==== DATA SECTION ====

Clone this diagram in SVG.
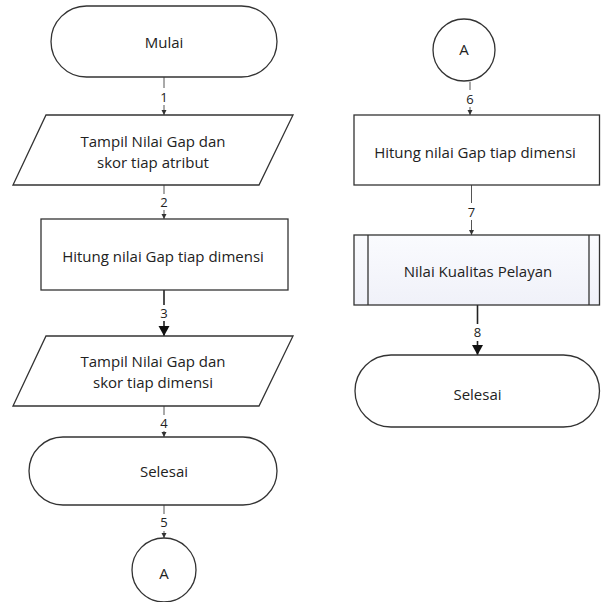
<svg xmlns="http://www.w3.org/2000/svg" width="601" height="602" viewBox="0 0 601 602">
<defs>
<style>
.s{fill:#fff;stroke:#333;stroke-width:1.3}
.t{font-family:"Open Sans","Noto Sans",sans-serif;font-size:15px;fill:#222;text-anchor:middle;dominant-baseline:central}
.n{font-family:"Open Sans","Noto Sans",sans-serif;font-size:13px;fill:#222;text-anchor:middle;dominant-baseline:central}
.thin{stroke:#555;stroke-width:1;fill:none}
.bold{stroke:#222;stroke-width:1.6;fill:none}
</style>
<linearGradient id="pp" x1="0" y1="0" x2="0" y2="1">
<stop offset="0" stop-color="#fafbfe"/>
<stop offset="1" stop-color="#f0f1f9"/>
</linearGradient>
<marker id="sm" markerWidth="6" markerHeight="6" refX="5" refY="3" orient="auto" markerUnits="userSpaceOnUse">
<path d="M0,0.5 L5,3 L0,5.5 Z" fill="#333"/>
</marker>
<marker id="bg" markerWidth="12" markerHeight="12" refX="10" refY="5.5" orient="auto" markerUnits="userSpaceOnUse">
<path d="M0,0 L10,5.5 L0,11 Z" fill="#111"/>
</marker>
</defs>
<g id="connectors">
<line class="thin" x1="164" y1="77" x2="164" y2="88"/><line class="thin" x1="164" y1="105" x2="164" y2="115" marker-end="url(#sm)"/>
<text class="n" x="164" y="97">1</text>
<line class="thin" x1="164" y1="185" x2="164" y2="194"/><line class="thin" x1="164" y1="210" x2="164" y2="219" marker-end="url(#sm)"/>
<text class="n" x="164" y="202">2</text>
<line class="bold" x1="164" y1="290" x2="164" y2="305"/><line class="bold" x1="164" y1="321" x2="164" y2="336" marker-end="url(#bg)"/>
<text class="n" x="164" y="313">3</text>
<line class="thin" x1="164" y1="406" x2="164" y2="415"/><line class="thin" x1="164" y1="431" x2="164" y2="437" marker-end="url(#sm)"/>
<text class="n" x="164" y="423">4</text>
<line class="thin" x1="164" y1="505" x2="164" y2="514"/><line class="thin" x1="164" y1="531" x2="164" y2="538" marker-end="url(#sm)"/>
<text class="n" x="164" y="522">5</text>
<line class="thin" x1="470" y1="82" x2="470" y2="90"/><line class="thin" x1="470" y1="107" x2="470" y2="115" marker-end="url(#sm)"/>
<text class="n" x="470" y="99">6</text>
<line class="thin" x1="471.5" y1="185" x2="471.5" y2="203"/><line class="thin" x1="471.5" y1="220" x2="471.5" y2="235" marker-end="url(#sm)"/>
<text class="n" x="471.5" y="212">7</text>
<line class="bold" x1="477.5" y1="305" x2="477.5" y2="324"/><line class="bold" x1="477.5" y1="341" x2="477.5" y2="355" marker-end="url(#bg)"/>
<text class="n" x="477.5" y="332">8</text>
</g>
<g id="mulai"><rect class="s" x="51" y="6" width="226" height="71" rx="35.5"/><text class="t" x="164" y="42">Mulai</text></g>
<g id="tampil1"><polygon class="s" points="46,115 293,115 259,185 13,185"/><text class="t" x="153" y="141">Tampil Nilai Gap dan</text><text class="t" x="153" y="162">skor tiap atribut</text></g>
<g id="hitung1"><rect class="s" x="41" y="219" width="247" height="71"/><text class="t" x="163" y="256">Hitung nilai Gap tiap dimensi</text></g>
<g id="tampil2"><polygon class="s" points="46,336 293,336 259,406 13,406"/><text class="t" x="153" y="361">Tampil Nilai Gap dan</text><text class="t" x="153" y="382">skor tiap dimensi</text></g>
<g id="selesai1"><rect class="s" x="29" y="437" width="248" height="68" rx="34"/><text class="t" x="164" y="471">Selesai</text></g>
<g id="a1"><circle class="s" cx="164" cy="570" r="32"/><text class="t" x="164" y="573">A</text></g>
<g id="a2"><circle class="s" cx="464" cy="50" r="31"/><text class="t" x="464" y="49">A</text></g>
<g id="hitung2"><rect class="s" x="354" y="115" width="245.5" height="70"/><text class="t" x="475" y="152">Hitung nilai Gap tiap dimensi</text></g>
<g id="nilai"><rect class="s" style="fill:url(#pp)" x="354" y="235" width="245.5" height="70"/><line class="s" x1="368" y1="235" x2="368" y2="305"/><line class="s" x1="589" y1="235" x2="589" y2="305"/><text class="t" x="478" y="271">Nilai Kualitas Pelayan</text></g>
<g id="selesai2"><rect class="s" x="355" y="355" width="244.5" height="72" rx="36"/><text class="t" x="477.5" y="394">Selesai</text></g>
</svg>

====

▶ **GIVEN PROBLEM**: Write out the full set of lines verbatim, without the pictures.

▶ **RESULT OF THIS EXERCISE**:
Clone this diagram in SVG.
<svg xmlns="http://www.w3.org/2000/svg" width="601" height="602" viewBox="0 0 601 602">
<defs>
<style>
.s{fill:#fff;stroke:#333;stroke-width:1.3}
.t{font-family:"Open Sans","Noto Sans",sans-serif;font-size:15px;fill:#222;text-anchor:middle;dominant-baseline:central}
.n{font-family:"Open Sans","Noto Sans",sans-serif;font-size:13px;fill:#222;text-anchor:middle;dominant-baseline:central}
.thin{stroke:#555;stroke-width:1;fill:none}
.bold{stroke:#222;stroke-width:1.6;fill:none}
</style>
<linearGradient id="pp" x1="0" y1="0" x2="0" y2="1">
<stop offset="0" stop-color="#fafbfe"/>
<stop offset="1" stop-color="#f0f1f9"/>
</linearGradient>
<marker id="sm" markerWidth="6" markerHeight="6" refX="5" refY="3" orient="auto" markerUnits="userSpaceOnUse">
<path d="M0,0.5 L5,3 L0,5.5 Z" fill="#333"/>
</marker>
<marker id="bg" markerWidth="12" markerHeight="12" refX="10" refY="5.5" orient="auto" markerUnits="userSpaceOnUse">
<path d="M0,0 L10,5.5 L0,11 Z" fill="#111"/>
</marker>
</defs>
<g id="connectors">
<line class="thin" x1="164" y1="77" x2="164" y2="88"/><line class="thin" x1="164" y1="105" x2="164" y2="115" marker-end="url(#sm)"/>
<text class="n" x="164" y="97">1</text>
<line class="thin" x1="164" y1="185" x2="164" y2="194"/><line class="thin" x1="164" y1="210" x2="164" y2="219" marker-end="url(#sm)"/>
<text class="n" x="164" y="202">2</text>
<line class="bold" x1="164" y1="290" x2="164" y2="305"/><line class="bold" x1="164" y1="321" x2="164" y2="336" marker-end="url(#bg)"/>
<text class="n" x="164" y="313">3</text>
<line class="thin" x1="164" y1="406" x2="164" y2="415"/><line class="thin" x1="164" y1="431" x2="164" y2="437" marker-end="url(#sm)"/>
<text class="n" x="164" y="423">4</text>
<line class="thin" x1="164" y1="505" x2="164" y2="514"/><line class="thin" x1="164" y1="531" x2="164" y2="538" marker-end="url(#sm)"/>
<text class="n" x="164" y="522">5</text>
<line class="thin" x1="470" y1="82" x2="470" y2="90"/><line class="thin" x1="470" y1="107" x2="470" y2="115" marker-end="url(#sm)"/>
<text class="n" x="470" y="99">6</text>
<line class="thin" x1="471.5" y1="185" x2="471.5" y2="203"/><line class="thin" x1="471.5" y1="220" x2="471.5" y2="235" marker-end="url(#sm)"/>
<text class="n" x="471.5" y="212">7</text>
<line class="bold" x1="477.5" y1="305" x2="477.5" y2="324"/><line class="bold" x1="477.5" y1="341" x2="477.5" y2="355" marker-end="url(#bg)"/>
<text class="n" x="477.5" y="332">8</text>
</g>
<g id="mulai"><rect class="s" x="51" y="6" width="226" height="71" rx="35.5"/><text class="t" x="164" y="42">Mulai</text></g>
<g id="tampil1"><polygon class="s" points="46,115 293,115 259,185 13,185"/><text class="t" x="153" y="141">Tampil Nilai Gap dan</text><text class="t" x="153" y="162">skor tiap atribut</text></g>
<g id="hitung1"><rect class="s" x="41" y="219" width="247" height="71"/><text class="t" x="163" y="256">Hitung nilai Gap tiap dimensi</text></g>
<g id="tampil2"><polygon class="s" points="46,336 293,336 259,406 13,406"/><text class="t" x="153" y="361">Tampil Nilai Gap dan</text><text class="t" x="153" y="382">skor tiap dimensi</text></g>
<g id="selesai1"><rect class="s" x="29" y="437" width="248" height="68" rx="34"/><text class="t" x="164" y="471">Selesai</text></g>
<g id="a1"><circle class="s" cx="164" cy="570" r="32"/><text class="t" x="164" y="573">A</text></g>
<g id="a2"><circle class="s" cx="464" cy="50" r="31"/><text class="t" x="464" y="49">A</text></g>
<g id="hitung2"><rect class="s" x="354" y="115" width="245.5" height="70"/><text class="t" x="475" y="152">Hitung nilai Gap tiap dimensi</text></g>
<g id="nilai"><rect class="s" style="fill:url(#pp)" x="354" y="235" width="245.5" height="70"/><line class="s" x1="368" y1="235" x2="368" y2="305"/><line class="s" x1="589" y1="235" x2="589" y2="305"/><text class="t" x="478" y="271">Nilai Kualitas Pelayan</text></g>
<g id="selesai2"><rect class="s" x="355" y="355" width="244.5" height="72" rx="36"/><text class="t" x="477.5" y="394">Selesai</text></g>
</svg>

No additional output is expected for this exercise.